__RECORDED INFORMATION__:
= = = = =
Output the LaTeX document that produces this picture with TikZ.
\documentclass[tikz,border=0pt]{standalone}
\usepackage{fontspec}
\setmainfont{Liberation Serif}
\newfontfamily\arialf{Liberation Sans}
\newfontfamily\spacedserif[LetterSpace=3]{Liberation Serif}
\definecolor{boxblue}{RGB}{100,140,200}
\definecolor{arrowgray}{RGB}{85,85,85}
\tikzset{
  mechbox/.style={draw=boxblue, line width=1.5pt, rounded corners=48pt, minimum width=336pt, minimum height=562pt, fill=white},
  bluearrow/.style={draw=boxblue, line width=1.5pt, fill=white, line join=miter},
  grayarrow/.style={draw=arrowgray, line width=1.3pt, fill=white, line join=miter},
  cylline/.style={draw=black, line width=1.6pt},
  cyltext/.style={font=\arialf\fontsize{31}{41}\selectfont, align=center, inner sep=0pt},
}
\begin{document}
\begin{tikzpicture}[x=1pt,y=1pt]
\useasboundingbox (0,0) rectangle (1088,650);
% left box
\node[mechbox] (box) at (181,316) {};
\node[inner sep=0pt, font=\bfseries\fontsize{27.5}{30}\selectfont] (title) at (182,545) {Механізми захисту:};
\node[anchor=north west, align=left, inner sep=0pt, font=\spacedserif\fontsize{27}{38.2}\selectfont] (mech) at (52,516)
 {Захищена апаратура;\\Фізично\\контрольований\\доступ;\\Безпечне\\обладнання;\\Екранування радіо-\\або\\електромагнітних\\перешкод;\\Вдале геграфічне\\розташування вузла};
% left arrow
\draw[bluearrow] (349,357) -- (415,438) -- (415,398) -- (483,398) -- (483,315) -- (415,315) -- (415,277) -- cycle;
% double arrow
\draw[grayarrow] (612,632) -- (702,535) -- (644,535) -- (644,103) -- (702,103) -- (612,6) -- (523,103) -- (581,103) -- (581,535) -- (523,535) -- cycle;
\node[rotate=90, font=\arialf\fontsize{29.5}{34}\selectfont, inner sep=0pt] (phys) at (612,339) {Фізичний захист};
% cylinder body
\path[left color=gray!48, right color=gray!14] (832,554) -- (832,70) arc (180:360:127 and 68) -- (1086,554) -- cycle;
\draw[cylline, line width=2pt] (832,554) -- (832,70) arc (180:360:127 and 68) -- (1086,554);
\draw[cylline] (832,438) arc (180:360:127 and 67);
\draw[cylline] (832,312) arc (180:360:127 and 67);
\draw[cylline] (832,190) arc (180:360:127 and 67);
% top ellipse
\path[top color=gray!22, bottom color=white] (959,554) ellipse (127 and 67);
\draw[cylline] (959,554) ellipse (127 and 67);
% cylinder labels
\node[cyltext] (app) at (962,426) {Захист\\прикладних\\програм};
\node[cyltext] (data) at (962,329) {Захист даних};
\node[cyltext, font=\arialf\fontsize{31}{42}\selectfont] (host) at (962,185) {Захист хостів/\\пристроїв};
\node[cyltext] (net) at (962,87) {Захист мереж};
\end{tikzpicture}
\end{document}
= = = = =
__SET EXERCISE__:
Show the data once more, exactly as it was written.

__FINAL RESULT__:
Output the LaTeX document that produces this picture with TikZ.
\documentclass[tikz,border=0pt]{standalone}
\usepackage{fontspec}
\setmainfont{Liberation Serif}
\newfontfamily\arialf{Liberation Sans}
\newfontfamily\spacedserif[LetterSpace=3]{Liberation Serif}
\definecolor{boxblue}{RGB}{100,140,200}
\definecolor{arrowgray}{RGB}{85,85,85}
\tikzset{
  mechbox/.style={draw=boxblue, line width=1.5pt, rounded corners=48pt, minimum width=336pt, minimum height=562pt, fill=white},
  bluearrow/.style={draw=boxblue, line width=1.5pt, fill=white, line join=miter},
  grayarrow/.style={draw=arrowgray, line width=1.3pt, fill=white, line join=miter},
  cylline/.style={draw=black, line width=1.6pt},
  cyltext/.style={font=\arialf\fontsize{31}{41}\selectfont, align=center, inner sep=0pt},
}
\begin{document}
\begin{tikzpicture}[x=1pt,y=1pt]
\useasboundingbox (0,0) rectangle (1088,650);
% left box
\node[mechbox] (box) at (181,316) {};
\node[inner sep=0pt, font=\bfseries\fontsize{27.5}{30}\selectfont] (title) at (182,545) {Механізми захисту:};
\node[anchor=north west, align=left, inner sep=0pt, font=\spacedserif\fontsize{27}{38.2}\selectfont] (mech) at (52,516)
 {Захищена апаратура;\\Фізично\\контрольований\\доступ;\\Безпечне\\обладнання;\\Екранування радіо-\\або\\електромагнітних\\перешкод;\\Вдале геграфічне\\розташування вузла};
% left arrow
\draw[bluearrow] (349,357) -- (415,438) -- (415,398) -- (483,398) -- (483,315) -- (415,315) -- (415,277) -- cycle;
% double arrow
\draw[grayarrow] (612,632) -- (702,535) -- (644,535) -- (644,103) -- (702,103) -- (612,6) -- (523,103) -- (581,103) -- (581,535) -- (523,535) -- cycle;
\node[rotate=90, font=\arialf\fontsize{29.5}{34}\selectfont, inner sep=0pt] (phys) at (612,339) {Фізичний захист};
% cylinder body
\path[left color=gray!48, right color=gray!14] (832,554) -- (832,70) arc (180:360:127 and 68) -- (1086,554) -- cycle;
\draw[cylline, line width=2pt] (832,554) -- (832,70) arc (180:360:127 and 68) -- (1086,554);
\draw[cylline] (832,438) arc (180:360:127 and 67);
\draw[cylline] (832,312) arc (180:360:127 and 67);
\draw[cylline] (832,190) arc (180:360:127 and 67);
% top ellipse
\path[top color=gray!22, bottom color=white] (959,554) ellipse (127 and 67);
\draw[cylline] (959,554) ellipse (127 and 67);
% cylinder labels
\node[cyltext] (app) at (962,426) {Захист\\прикладних\\програм};
\node[cyltext] (data) at (962,329) {Захист даних};
\node[cyltext, font=\arialf\fontsize{31}{42}\selectfont] (host) at (962,185) {Захист хостів/\\пристроїв};
\node[cyltext] (net) at (962,87) {Захист мереж};
\end{tikzpicture}
\end{document}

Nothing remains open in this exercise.